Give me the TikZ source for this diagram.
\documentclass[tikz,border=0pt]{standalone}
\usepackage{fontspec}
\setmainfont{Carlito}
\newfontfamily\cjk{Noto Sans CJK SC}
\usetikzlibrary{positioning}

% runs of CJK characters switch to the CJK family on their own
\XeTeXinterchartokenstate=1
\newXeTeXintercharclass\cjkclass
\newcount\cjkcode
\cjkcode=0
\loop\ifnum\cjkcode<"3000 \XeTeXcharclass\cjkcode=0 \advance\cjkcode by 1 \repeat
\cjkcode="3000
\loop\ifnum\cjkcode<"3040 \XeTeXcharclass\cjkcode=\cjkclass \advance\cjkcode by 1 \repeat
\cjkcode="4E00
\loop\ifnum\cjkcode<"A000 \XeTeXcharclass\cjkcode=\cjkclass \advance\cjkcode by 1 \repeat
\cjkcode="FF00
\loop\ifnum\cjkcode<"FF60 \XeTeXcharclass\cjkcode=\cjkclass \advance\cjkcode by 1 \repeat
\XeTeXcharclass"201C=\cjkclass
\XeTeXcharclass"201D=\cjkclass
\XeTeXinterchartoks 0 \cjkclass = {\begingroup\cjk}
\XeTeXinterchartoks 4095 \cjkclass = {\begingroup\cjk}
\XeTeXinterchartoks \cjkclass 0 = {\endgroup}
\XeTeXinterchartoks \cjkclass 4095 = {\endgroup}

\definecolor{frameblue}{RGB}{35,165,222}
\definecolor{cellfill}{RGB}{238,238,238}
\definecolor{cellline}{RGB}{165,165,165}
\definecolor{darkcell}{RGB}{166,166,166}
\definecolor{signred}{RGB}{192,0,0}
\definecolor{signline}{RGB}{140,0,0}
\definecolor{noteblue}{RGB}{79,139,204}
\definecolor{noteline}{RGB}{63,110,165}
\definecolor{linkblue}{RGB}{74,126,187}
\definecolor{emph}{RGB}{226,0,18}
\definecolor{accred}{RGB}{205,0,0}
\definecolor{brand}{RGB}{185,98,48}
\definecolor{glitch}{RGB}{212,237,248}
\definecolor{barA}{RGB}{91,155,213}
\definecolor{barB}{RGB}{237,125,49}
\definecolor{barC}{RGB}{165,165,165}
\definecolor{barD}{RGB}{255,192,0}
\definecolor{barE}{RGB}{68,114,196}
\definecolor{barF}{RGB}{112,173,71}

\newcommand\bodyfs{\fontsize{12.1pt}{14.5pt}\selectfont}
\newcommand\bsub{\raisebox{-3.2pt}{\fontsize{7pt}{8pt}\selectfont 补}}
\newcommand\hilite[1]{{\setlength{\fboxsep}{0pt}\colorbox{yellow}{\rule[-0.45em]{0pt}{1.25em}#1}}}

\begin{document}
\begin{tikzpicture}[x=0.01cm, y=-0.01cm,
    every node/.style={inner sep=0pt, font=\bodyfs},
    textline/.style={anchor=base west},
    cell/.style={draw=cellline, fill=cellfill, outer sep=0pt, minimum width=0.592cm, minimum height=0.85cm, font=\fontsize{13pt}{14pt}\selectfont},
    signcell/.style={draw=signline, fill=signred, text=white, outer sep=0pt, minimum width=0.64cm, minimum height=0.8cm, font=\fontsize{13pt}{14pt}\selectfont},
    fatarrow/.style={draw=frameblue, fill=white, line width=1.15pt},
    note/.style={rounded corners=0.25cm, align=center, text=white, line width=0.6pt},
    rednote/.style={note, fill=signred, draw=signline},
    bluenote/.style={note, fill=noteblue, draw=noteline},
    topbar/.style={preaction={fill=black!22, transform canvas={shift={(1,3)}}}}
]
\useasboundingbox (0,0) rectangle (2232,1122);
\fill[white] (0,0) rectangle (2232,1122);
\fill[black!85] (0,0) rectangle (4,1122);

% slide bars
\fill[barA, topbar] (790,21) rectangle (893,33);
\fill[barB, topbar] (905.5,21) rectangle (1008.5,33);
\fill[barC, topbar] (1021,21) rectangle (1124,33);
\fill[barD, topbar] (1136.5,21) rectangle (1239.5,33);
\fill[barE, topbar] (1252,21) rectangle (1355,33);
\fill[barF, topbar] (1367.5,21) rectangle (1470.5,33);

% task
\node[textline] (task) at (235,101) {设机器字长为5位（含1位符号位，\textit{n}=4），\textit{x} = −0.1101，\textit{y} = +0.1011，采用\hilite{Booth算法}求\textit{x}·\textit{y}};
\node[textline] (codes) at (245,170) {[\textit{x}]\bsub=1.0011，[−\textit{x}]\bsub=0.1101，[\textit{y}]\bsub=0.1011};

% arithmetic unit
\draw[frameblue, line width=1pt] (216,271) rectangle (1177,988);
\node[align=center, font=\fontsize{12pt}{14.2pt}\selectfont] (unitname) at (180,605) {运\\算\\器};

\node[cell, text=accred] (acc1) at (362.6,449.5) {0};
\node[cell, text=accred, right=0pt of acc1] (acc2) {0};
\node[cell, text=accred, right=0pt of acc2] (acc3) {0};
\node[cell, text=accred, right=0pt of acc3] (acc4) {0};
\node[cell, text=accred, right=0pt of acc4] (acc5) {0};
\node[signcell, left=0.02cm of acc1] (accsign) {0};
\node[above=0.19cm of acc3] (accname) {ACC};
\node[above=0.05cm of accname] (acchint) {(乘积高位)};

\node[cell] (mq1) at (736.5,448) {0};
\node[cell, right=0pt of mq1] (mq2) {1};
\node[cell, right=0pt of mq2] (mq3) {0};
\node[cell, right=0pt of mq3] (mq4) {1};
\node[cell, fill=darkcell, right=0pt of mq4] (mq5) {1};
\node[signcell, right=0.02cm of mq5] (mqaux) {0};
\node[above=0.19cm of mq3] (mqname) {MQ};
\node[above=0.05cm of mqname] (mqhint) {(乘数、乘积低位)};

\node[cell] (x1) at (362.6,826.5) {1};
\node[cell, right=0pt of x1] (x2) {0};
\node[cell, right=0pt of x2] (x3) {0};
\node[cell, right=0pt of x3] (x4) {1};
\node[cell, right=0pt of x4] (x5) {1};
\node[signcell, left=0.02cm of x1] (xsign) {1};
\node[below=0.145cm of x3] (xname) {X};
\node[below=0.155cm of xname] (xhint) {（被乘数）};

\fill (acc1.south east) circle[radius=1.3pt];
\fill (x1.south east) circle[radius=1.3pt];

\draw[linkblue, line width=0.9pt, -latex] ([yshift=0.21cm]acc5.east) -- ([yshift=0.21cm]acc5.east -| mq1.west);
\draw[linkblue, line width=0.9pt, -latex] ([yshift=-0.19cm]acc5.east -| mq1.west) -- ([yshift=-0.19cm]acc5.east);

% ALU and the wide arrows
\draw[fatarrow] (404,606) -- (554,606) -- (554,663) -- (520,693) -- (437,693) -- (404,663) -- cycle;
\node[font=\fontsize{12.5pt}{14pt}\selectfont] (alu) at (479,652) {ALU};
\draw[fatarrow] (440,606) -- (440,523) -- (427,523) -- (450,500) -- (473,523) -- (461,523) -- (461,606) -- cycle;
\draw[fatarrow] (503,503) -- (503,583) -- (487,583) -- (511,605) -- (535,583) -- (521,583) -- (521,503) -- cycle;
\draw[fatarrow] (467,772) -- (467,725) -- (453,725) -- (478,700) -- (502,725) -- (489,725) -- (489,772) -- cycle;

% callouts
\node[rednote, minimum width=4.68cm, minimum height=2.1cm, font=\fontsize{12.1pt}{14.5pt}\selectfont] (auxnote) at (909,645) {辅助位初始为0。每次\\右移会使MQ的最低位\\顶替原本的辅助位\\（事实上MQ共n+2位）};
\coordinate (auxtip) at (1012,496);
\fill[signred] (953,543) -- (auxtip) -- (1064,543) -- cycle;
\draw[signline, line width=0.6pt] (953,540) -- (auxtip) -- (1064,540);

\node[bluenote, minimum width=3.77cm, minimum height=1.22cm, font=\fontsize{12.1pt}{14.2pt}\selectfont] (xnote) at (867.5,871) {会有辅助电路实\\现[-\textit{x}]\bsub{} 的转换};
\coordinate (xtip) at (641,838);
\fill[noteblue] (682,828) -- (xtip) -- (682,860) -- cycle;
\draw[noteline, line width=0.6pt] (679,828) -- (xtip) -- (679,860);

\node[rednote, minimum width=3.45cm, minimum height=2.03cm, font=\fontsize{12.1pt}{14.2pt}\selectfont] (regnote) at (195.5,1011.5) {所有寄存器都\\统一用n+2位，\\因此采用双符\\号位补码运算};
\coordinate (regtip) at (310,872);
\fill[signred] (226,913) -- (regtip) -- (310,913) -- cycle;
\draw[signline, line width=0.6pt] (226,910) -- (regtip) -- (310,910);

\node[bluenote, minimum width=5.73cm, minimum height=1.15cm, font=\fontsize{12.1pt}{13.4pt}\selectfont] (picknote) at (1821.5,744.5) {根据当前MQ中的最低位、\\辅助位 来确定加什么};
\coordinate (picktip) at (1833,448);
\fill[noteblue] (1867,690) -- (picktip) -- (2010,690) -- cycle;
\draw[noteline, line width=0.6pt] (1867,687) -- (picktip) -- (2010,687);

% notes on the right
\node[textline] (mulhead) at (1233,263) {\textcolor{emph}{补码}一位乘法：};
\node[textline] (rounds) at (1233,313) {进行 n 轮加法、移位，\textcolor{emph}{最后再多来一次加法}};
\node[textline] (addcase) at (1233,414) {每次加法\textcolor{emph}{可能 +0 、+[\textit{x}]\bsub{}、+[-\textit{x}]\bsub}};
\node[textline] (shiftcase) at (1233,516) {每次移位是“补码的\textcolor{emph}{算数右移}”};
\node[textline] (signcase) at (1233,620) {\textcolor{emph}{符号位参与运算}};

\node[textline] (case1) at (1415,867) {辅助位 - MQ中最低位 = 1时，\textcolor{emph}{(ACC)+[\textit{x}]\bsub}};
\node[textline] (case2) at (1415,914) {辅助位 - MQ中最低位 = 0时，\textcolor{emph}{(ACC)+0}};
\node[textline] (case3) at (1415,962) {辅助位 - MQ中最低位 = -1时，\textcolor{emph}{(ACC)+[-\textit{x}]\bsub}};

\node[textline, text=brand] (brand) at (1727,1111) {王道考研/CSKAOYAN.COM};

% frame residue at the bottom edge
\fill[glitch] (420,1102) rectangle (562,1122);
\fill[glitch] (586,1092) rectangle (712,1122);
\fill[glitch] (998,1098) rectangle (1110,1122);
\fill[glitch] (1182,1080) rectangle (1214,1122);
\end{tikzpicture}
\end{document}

--------------------------------------------------

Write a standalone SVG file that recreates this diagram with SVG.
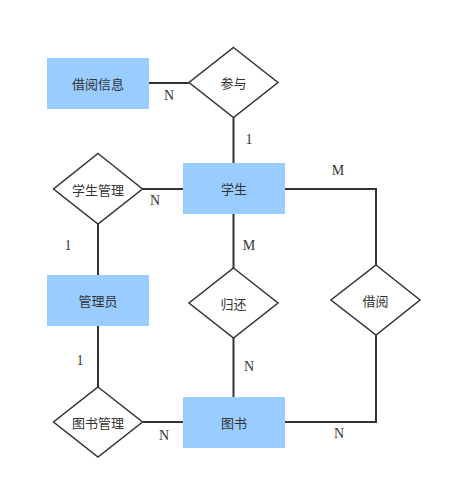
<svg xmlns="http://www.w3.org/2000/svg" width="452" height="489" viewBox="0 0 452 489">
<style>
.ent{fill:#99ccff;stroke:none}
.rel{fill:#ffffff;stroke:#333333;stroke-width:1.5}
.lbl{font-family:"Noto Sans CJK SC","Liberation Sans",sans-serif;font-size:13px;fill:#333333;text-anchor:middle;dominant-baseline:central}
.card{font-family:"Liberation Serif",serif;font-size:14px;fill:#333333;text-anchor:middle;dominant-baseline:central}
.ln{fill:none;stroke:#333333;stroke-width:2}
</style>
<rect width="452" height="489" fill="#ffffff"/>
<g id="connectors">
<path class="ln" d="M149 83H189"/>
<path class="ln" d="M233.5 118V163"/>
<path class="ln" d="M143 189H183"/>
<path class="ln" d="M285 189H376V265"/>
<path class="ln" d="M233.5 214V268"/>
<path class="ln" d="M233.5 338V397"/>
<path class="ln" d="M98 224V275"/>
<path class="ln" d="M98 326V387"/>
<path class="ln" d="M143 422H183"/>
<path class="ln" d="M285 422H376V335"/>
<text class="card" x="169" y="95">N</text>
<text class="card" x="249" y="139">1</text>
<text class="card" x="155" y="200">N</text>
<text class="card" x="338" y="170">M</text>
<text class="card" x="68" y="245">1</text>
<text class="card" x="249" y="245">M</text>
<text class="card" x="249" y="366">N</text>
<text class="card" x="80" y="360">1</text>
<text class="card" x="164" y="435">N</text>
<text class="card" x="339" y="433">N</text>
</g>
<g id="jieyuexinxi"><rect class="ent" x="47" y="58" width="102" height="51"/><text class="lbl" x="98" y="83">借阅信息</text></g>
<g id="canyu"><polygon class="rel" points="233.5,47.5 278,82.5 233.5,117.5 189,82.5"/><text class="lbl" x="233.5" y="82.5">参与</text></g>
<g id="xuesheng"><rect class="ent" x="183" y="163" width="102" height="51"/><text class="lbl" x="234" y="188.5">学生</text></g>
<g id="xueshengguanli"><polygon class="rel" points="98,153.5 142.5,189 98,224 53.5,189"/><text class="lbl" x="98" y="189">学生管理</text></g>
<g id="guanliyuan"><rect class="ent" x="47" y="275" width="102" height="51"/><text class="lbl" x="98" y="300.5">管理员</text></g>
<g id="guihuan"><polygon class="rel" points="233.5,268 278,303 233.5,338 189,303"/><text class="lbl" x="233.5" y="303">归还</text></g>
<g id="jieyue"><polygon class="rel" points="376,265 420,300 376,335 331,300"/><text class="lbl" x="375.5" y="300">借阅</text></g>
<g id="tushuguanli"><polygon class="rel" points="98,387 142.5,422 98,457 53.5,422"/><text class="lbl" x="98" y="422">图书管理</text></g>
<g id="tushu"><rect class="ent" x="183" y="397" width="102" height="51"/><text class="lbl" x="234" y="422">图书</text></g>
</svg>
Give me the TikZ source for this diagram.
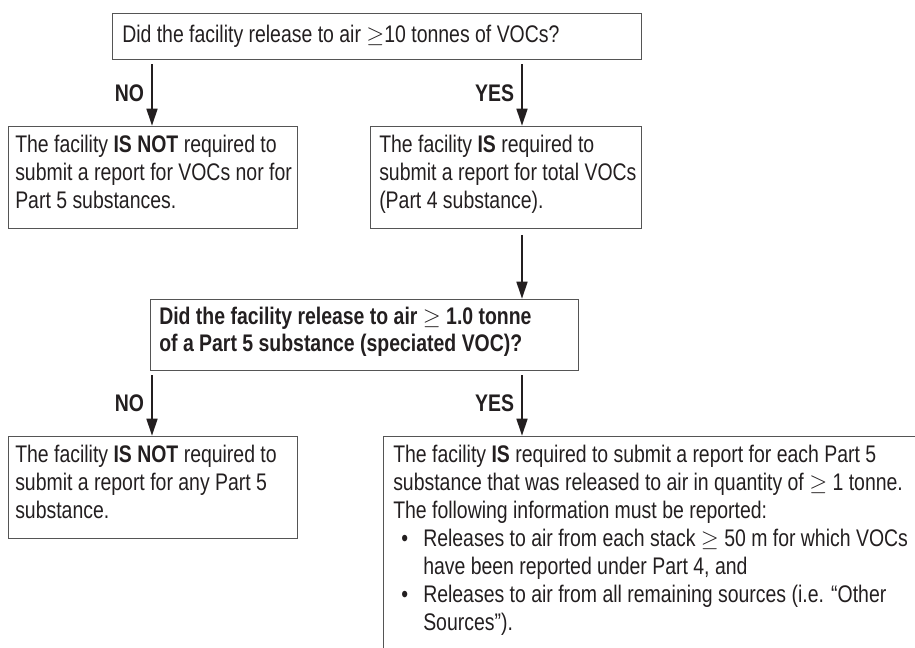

--------------------------------------------------

**Work instructions:**
Pick out each line that holds the string "standalone".

**Task result:**
\documentclass[tikz,border=0pt]{standalone}
Write a standalone SVG file that recreates this diagram with SVG.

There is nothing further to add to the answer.